#### STATED PROBLEM:
Write the listing below out again exactly, dropping the images.

===== RAW DATA =====

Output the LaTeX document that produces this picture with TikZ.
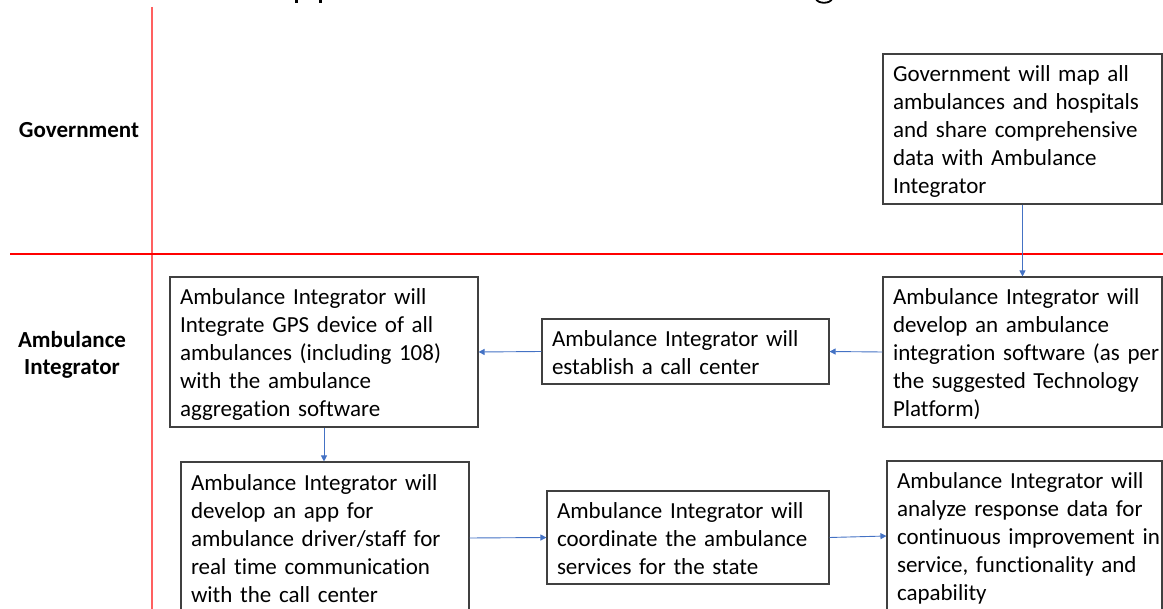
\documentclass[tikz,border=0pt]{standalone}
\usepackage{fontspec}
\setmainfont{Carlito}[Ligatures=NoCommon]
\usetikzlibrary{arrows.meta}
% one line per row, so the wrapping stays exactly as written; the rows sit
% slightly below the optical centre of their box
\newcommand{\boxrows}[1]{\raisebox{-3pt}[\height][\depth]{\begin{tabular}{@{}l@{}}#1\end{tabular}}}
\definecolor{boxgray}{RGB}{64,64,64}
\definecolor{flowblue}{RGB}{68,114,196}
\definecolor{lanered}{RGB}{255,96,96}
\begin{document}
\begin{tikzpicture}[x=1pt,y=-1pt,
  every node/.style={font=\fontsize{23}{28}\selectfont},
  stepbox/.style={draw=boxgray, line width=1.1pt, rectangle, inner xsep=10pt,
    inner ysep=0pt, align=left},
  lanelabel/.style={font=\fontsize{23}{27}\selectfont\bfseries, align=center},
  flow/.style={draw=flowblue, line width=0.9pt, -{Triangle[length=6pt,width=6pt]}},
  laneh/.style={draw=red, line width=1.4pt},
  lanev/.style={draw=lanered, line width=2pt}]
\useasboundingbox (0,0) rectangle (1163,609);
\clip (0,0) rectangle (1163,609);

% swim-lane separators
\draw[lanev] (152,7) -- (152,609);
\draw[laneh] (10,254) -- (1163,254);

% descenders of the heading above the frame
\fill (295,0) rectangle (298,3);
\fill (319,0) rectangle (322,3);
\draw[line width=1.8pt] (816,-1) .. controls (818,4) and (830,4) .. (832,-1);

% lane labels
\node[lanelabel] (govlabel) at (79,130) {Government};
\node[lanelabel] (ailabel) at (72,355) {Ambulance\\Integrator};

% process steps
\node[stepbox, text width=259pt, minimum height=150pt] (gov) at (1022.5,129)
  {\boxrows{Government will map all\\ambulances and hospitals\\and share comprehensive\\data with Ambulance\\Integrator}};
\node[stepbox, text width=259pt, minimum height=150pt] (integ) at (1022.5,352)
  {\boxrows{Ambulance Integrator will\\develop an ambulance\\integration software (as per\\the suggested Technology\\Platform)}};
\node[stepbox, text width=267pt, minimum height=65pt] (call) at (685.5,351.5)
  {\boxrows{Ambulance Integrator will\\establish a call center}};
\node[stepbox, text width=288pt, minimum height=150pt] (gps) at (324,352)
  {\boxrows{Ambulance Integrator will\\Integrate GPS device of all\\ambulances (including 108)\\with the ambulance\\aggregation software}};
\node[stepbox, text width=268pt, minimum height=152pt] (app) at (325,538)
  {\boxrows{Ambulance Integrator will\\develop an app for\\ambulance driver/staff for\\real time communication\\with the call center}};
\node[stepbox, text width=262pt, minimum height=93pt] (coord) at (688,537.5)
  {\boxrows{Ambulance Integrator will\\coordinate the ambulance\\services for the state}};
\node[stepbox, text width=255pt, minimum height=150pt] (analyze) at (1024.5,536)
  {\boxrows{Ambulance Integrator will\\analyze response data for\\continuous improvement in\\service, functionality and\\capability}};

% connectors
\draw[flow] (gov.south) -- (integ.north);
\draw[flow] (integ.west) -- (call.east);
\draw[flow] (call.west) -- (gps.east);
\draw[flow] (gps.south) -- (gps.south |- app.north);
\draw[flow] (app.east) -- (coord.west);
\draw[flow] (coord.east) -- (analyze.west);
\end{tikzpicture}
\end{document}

=====

#### EXPECTED ANSWER:
Output the LaTeX document that produces this picture with TikZ.
\documentclass[tikz,border=0pt]{standalone}
\usepackage{fontspec}
\setmainfont{Carlito}[Ligatures=NoCommon]
\usetikzlibrary{arrows.meta}
% one line per row, so the wrapping stays exactly as written; the rows sit
% slightly below the optical centre of their box
\newcommand{\boxrows}[1]{\raisebox{-3pt}[\height][\depth]{\begin{tabular}{@{}l@{}}#1\end{tabular}}}
\definecolor{boxgray}{RGB}{64,64,64}
\definecolor{flowblue}{RGB}{68,114,196}
\definecolor{lanered}{RGB}{255,96,96}
\begin{document}
\begin{tikzpicture}[x=1pt,y=-1pt,
  every node/.style={font=\fontsize{23}{28}\selectfont},
  stepbox/.style={draw=boxgray, line width=1.1pt, rectangle, inner xsep=10pt,
    inner ysep=0pt, align=left},
  lanelabel/.style={font=\fontsize{23}{27}\selectfont\bfseries, align=center},
  flow/.style={draw=flowblue, line width=0.9pt, -{Triangle[length=6pt,width=6pt]}},
  laneh/.style={draw=red, line width=1.4pt},
  lanev/.style={draw=lanered, line width=2pt}]
\useasboundingbox (0,0) rectangle (1163,609);
\clip (0,0) rectangle (1163,609);

% swim-lane separators
\draw[lanev] (152,7) -- (152,609);
\draw[laneh] (10,254) -- (1163,254);

% descenders of the heading above the frame
\fill (295,0) rectangle (298,3);
\fill (319,0) rectangle (322,3);
\draw[line width=1.8pt] (816,-1) .. controls (818,4) and (830,4) .. (832,-1);

% lane labels
\node[lanelabel] (govlabel) at (79,130) {Government};
\node[lanelabel] (ailabel) at (72,355) {Ambulance\\Integrator};

% process steps
\node[stepbox, text width=259pt, minimum height=150pt] (gov) at (1022.5,129)
  {\boxrows{Government will map all\\ambulances and hospitals\\and share comprehensive\\data with Ambulance\\Integrator}};
\node[stepbox, text width=259pt, minimum height=150pt] (integ) at (1022.5,352)
  {\boxrows{Ambulance Integrator will\\develop an ambulance\\integration software (as per\\the suggested Technology\\Platform)}};
\node[stepbox, text width=267pt, minimum height=65pt] (call) at (685.5,351.5)
  {\boxrows{Ambulance Integrator will\\establish a call center}};
\node[stepbox, text width=288pt, minimum height=150pt] (gps) at (324,352)
  {\boxrows{Ambulance Integrator will\\Integrate GPS device of all\\ambulances (including 108)\\with the ambulance\\aggregation software}};
\node[stepbox, text width=268pt, minimum height=152pt] (app) at (325,538)
  {\boxrows{Ambulance Integrator will\\develop an app for\\ambulance driver/staff for\\real time communication\\with the call center}};
\node[stepbox, text width=262pt, minimum height=93pt] (coord) at (688,537.5)
  {\boxrows{Ambulance Integrator will\\coordinate the ambulance\\services for the state}};
\node[stepbox, text width=255pt, minimum height=150pt] (analyze) at (1024.5,536)
  {\boxrows{Ambulance Integrator will\\analyze response data for\\continuous improvement in\\service, functionality and\\capability}};

% connectors
\draw[flow] (gov.south) -- (integ.north);
\draw[flow] (integ.west) -- (call.east);
\draw[flow] (call.west) -- (gps.east);
\draw[flow] (gps.south) -- (gps.south |- app.north);
\draw[flow] (app.east) -- (coord.west);
\draw[flow] (coord.east) -- (analyze.west);
\end{tikzpicture}
\end{document}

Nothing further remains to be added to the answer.